JOSHIMATH – As hundreds of rescue workers scoured muck-filled ravines and valleys on Tuesday looking for survivors after the sudden collapse of a Himalayan glacier, distraught relatives gathered at the disaster site to search for family members, almost resigned to the likelihood they were dead.

The disaster was set off when part of a glacier near Nanda Devi mountain broke off Sunday morning, unleashing a devastating flood that left at least 32 people dead and 165 missing.

Scientists are investigating what caused the glacier to break — possibly an avalanche or a release of accumulated water. Experts say climate change may be to blame since warming temperatures are shrinking glaciers and making them unstable worldwide.

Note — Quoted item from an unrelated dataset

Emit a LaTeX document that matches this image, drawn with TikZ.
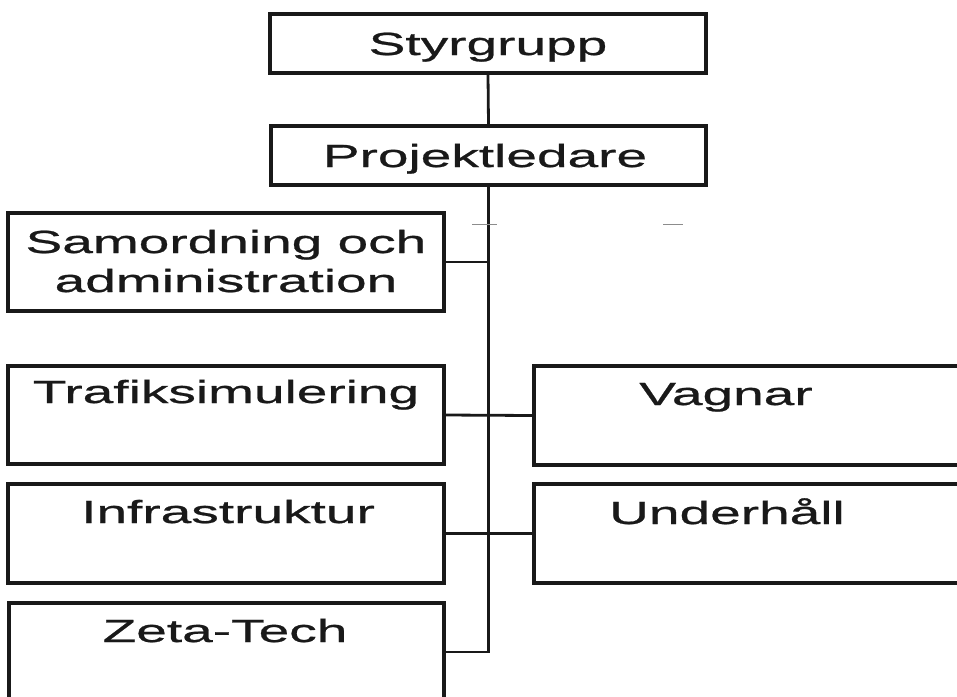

The floodwater, mud and boulders roared down the mountain along the Alaknanda and Dhauliganga rivers, breaking dams, sweeping away bridges and forcing the evacuation of many villages while turning the countryside into what looked like an ash-colored moonscape.

It swept away a small hydroelectric project and damaged a bigger one downstream on the Dhauliganga. Flowing out of the Himalayan mountains, the two rivers meet before merging with the Ganges River.

One of the major rescue efforts is focused on a tunnel at a hydroelectric power plant where more than three dozen workers have been out of contact since the flood. Rescuers used excavators and shovels to clear sludge from the tunnel in an attempt to reach the workers as hopes for their survival faded.

In the distance, some families tried to identify their loved ones and grieved for the dead.

No one has been rescued from the tunnel since Sunday, with chances for a miracle declining with each passing moment. It could still take days or weeks before many bodies are found.